# Mahindra



## P71 (May 3, 2004)

how do we add Mahindra to compact tractors???


----------



## Live Oak (Dec 22, 2003)

> _Originally posted by P71 _
> *how do we add Mahindra to compact tractors??? *


Sounds like a good idea to me!   You are the first member to bring them up. May as well add them too! :thumbsup:


----------



## Argee (Sep 17, 2003)

I looked at the Mahindras pretty hard before I bought my FNH. They seem to be a well put together tractor.


----------



## Chipmaker (Sep 16, 2003)

When the big man of Sylvest Chickens retired, his company was turned over to his son, and he reserved a small section of land on which he built a small tractor and implement repair and new sales facitly at. His main line was Mahindra and Kioti's. Unfortunately due to a new breed of tractors in a die hard Blue or Green and Yellow territory he only sold a handfull of these machines. I had looked at them breifly, but already had a tractor, but I for one would be interested i hearing any things good or bad about how they are holding up. The place that sold them has since closed its doors and I know of only one Mahindra around and its usually always in the same spot with grass growing up around it. Don;t know if its broke or not or just not used by the city slicker that bought that 5 acre mini farm plot but sure am interested in just how these two brands of tractors are.


----------



## Chris (Sep 15, 2003)

Done! 

Bye


----------



## colemancol (Dec 7, 2009)

*Re*

HI Friends,
I have 4 guys here in town know well who have them anywhere from 20-40 hp and love them. They are very durable and well built. I am a Kubota owner but I will be the first to admit these Mahindras are just as good if not better than the Kubotas considering they are a few $$$ cheaper on top of it. they offer a 3 year warranty too. One of the guys I know owns New England tractor here in CT and is a dealer. He has had very few repairs on them other thasn normal minor hoses letting go and stuff like that. If you plan on using it often, you will find any bugs within the 3 year warranty.

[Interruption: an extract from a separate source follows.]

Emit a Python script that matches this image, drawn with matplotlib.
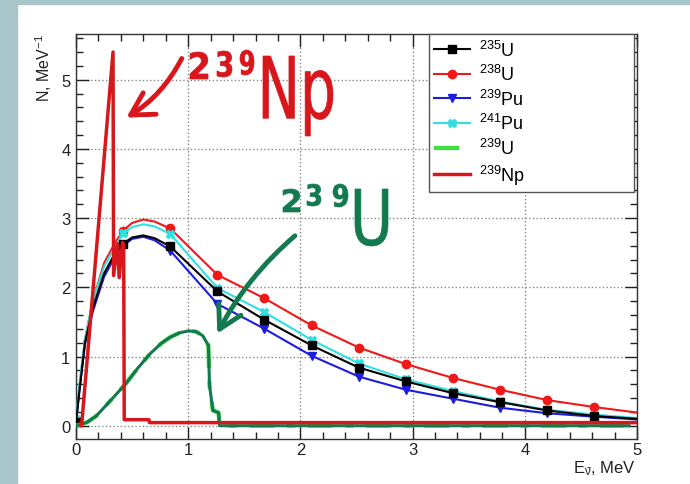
import matplotlib
matplotlib.use('Agg')
import matplotlib.pyplot as plt
import matplotlib.transforms as mtransforms
from matplotlib.patches import Rectangle, FancyArrowPatch, PathPatch
from matplotlib.textpath import TextPath
from matplotlib.font_manager import FontProperties
from matplotlib.ticker import MultipleLocator

plt.rcParams['font.family'] = ['Liberation Sans', 'DejaVu Sans']
plt.rcParams['mathtext.default'] = 'regular'

# antineutrino spectra of fission fragments (N per MeV)
e_fis = [0.0, 0.03, 0.08, 0.15, 0.25, 0.35, 0.42, 0.5, 0.6, 0.7, 0.84,
         1.26, 1.68, 2.1, 2.52, 2.94, 3.36, 3.78, 4.2, 4.62, 5.0]
u235 = [0.05, 0.5, 1.2, 1.7, 2.2, 2.5, 2.63, 2.72, 2.75, 2.71, 2.59,
        1.94, 1.53, 1.16, 0.84, 0.64, 0.47, 0.34, 0.22, 0.14, 0.10]
u238 = [0.05, 0.55, 1.25, 1.8, 2.35, 2.65, 2.82, 2.93, 2.98, 2.95, 2.85,
        2.18, 1.84, 1.45, 1.13, 0.89, 0.69, 0.52, 0.37, 0.27, 0.19]
pu239 = [0.05, 0.5, 1.18, 1.65, 2.15, 2.45, 2.6, 2.7, 2.73, 2.68, 2.53,
         1.76, 1.40, 1.01, 0.71, 0.52, 0.39, 0.26, 0.18, 0.13, 0.09]
pu241 = [0.1, 0.6, 1.25, 1.8, 2.3, 2.6, 2.78, 2.87, 2.91, 2.88, 2.77,
         1.99, 1.64, 1.24, 0.90, 0.67, 0.50, 0.35, 0.23, 0.16, 0.11]
mark_idx = [0, 6, 10, 11, 12, 13, 14, 15, 16, 17, 18, 19]

# 239U beta decay
e_u239 = [0.0, 0.1, 0.18, 0.3, 0.44, 0.55, 0.66, 0.76, 0.84, 0.92, 1.0, 1.07,
          1.13, 1.18, 1.19, 1.22, 1.27, 1.28, 4.93]
n_u239 = [0.0, 0.05, 0.14, 0.35, 0.6, 0.83, 1.04, 1.19, 1.28, 1.34, 1.37, 1.36,
          1.30, 1.16, 0.58, 0.22, 0.19, 0.0, 0.0]

# 239Np beta decay
e_np = [0.05, 0.33, 0.335, 0.37, 0.385, 0.415, 0.425, 0.43, 0.65, 0.655, 5.0]
n_np = [0.0, 5.4, 2.17, 2.63, 2.14, 2.65, 2.6, 0.087, 0.087, 0.045, 0.045]

fig = plt.figure(figsize=(6.9, 4.85), dpi=100)
fig.patches.append(Rectangle((0, 0), 17/690, 1, transform=fig.transFigure,
                             color='#A8C6CA', zorder=-10))
fig.patches.append(Rectangle((0, 1 - 5/485), 1, 5/485, transform=fig.transFigure,
                             color='#A8C6CA', zorder=-10))
ax = fig.add_axes([76/690, 45/485, 561/690, 405/485])

ax.plot(e_fis, u235, color='black', lw=1.5, marker='s', ms=6,
        markevery=mark_idx, label=r'$^{235}$U', zorder=4)
ax.plot(e_fis, u238, color='#F01818', lw=1.5, marker='o', ms=6,
        markevery=mark_idx, label=r'$^{238}$U', zorder=3)
ax.plot(e_fis, pu239, color='#1C1CE0', lw=1.5, marker='v', ms=6,
        markevery=mark_idx, label=r'$^{239}$Pu', zorder=3)
ax.plot(e_fis, pu241, color='#30E0E0', lw=1.5, marker='X', ms=6,
        markevery=mark_idx, label=r'$^{241}$Pu', zorder=3)
ax.plot(e_u239, n_u239, color='#3CE03C', lw=3, ls=(0, (6, 3, 2, 3)),
        label=r'$^{239}$U', zorder=5)
ax.plot(e_u239, n_u239, color='#137A4F', lw=2.2, zorder=6)
ax.plot(e_np, n_np, color='#D8161C', lw=2.5, label=r'$^{239}$Np', zorder=7)

ax.set_xlim(0, 5)
ax.set_ylim(-0.192, 5.66)
ax.xaxis.set_major_locator(MultipleLocator(1))
ax.xaxis.set_minor_locator(MultipleLocator(0.2))
ax.yaxis.set_major_locator(MultipleLocator(1))
ax.yaxis.set_minor_locator(MultipleLocator(0.2))
ax.tick_params(which='both', direction='in', top=True, right=True,
               labelsize=12, colors='#222222')
ax.tick_params(which='major', length=9, width=1)
ax.tick_params(which='minor', length=5, width=1)
ax.tick_params(axis='x', pad=2)
ax.tick_params(axis='y', pad=4)
ax.grid(True, which='major', ls=':', color='#888888', lw=1)
for s in ax.spines.values():
    s.set_color('#333333')
    s.set_linewidth(1)

fig.text(44/690, 1 - 34/485, r'N, MeV$^{-1}$', rotation=90, ha='center',
         va='top', fontsize=11.5, color='#222222')
fig.text(636/690, 1 - 473/485, r'E$_{\bar{\nu}}$, MeV', ha='right',
         va='baseline', fontsize=12, color='#222222')

leg = ax.legend(loc='upper left', bbox_to_anchor=(0.629, 0.61, 0.366, 0.39),
                mode='expand', fontsize=13, handlelength=2.0, handletextpad=0.5,
                labelspacing=0.25, borderpad=0.3, borderaxespad=0,
                fancybox=False, framealpha=1)
leg.get_frame().set_edgecolor('#555555')
leg.get_frame().set_linewidth(1)
leg.set_zorder(10)

# hand-written notes
red = '#D8161C'
green = '#137A4F'


def hand_text(s, left, top, w, h, color, weight='normal'):
    tp = TextPath((0, 0), s, size=1,
                  prop=FontProperties(family='DejaVu Sans', weight=weight))
    bb = tp.get_extents()
    tr = (mtransforms.Affine2D().translate(-bb.x0, -bb.y0)
          .scale(w / bb.width, h / bb.height)
          .translate(left, 485 - top - h))
    fig.patches.append(PathPatch(tr.transform_path(tp), facecolor=color,
                                 edgecolor=color, lw=0.5,
                                 transform=mtransforms.IdentityTransform(),
                                 zorder=20))


hand_text('2', 190, 53, 18, 27, red, 'bold')
hand_text('3', 217, 52, 15, 26, red, 'bold')
hand_text('9', 240, 51, 14, 25, red, 'bold')
hand_text('Np', 263, 57, 70, 80, red)
hand_text('2', 283, 190, 17, 23, green, 'bold')
hand_text('3', 307, 185, 14, 22, green, 'bold')
hand_text('9', 333, 185, 15, 23, green, 'bold')
hand_text('U', 355, 190, 33, 57, green)

fig.patches.append(FancyArrowPatch((183/690, 1 - 57/485), (124/690, 1 - 120/485),
                                   transform=fig.transFigure, color=red, lw=3.5,
                                   mutation_scale=10,
                                   arrowstyle='->,head_length=1.6,head_width=0.9',
                                   connectionstyle='arc3,rad=-0.15', zorder=20))
fig.patches.append(FancyArrowPatch((297/690, 1 - 235/485), (216/690, 1 - 337/485),
                                   transform=fig.transFigure, color=green, lw=3.5,
                                   mutation_scale=10,
                                   arrowstyle='->,head_length=1.6,head_width=0.9',
                                   connectionstyle='arc3,rad=0.1', zorder=20))

fig.savefig('out.png', dpi=100)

The only pitfall I can see with them is a mix of engines in them. what's nice about Kubota is hey are all Kubota. the Mahindras have a few different engine MFGs but Mitsubishi is one of them. They are clearly in the same category as the big 3 in my opinion. Like I said, I know first hand from close freinds with machines in the 1,000 hour range of trouble free use.


----------



## chrpmaster (May 5, 2004)

good info colemancol. These tractors are "under represented" on here so its good to have someone with experience with them jump in. Not that many in my area either so I admit I don't think of them as a competitor with the big three though I probably should.


----------



## arnoldclab (Jan 26, 2010)

Have they fixed the PTO pump on these two models with the addition of the "Cushion Valve" upgrade to prevent shock loading and shearing the shear pins? This was an issue with the early 4035 when it first came out. I ask becasue the dealer with the 5035 stated they had sheared a pin the first time they engaged the electric over hydraulic PTO with a bush hog attached....and now it has me wondering.

Also...the two tractors I saw are for sale now.... I was given pricing on both with $1650 difference between them.


----------



## Hoodoo Valley (Nov 14, 2006)

Hey Arnold. Welcome to the forums! Could you put up some pictures of what you have?


----------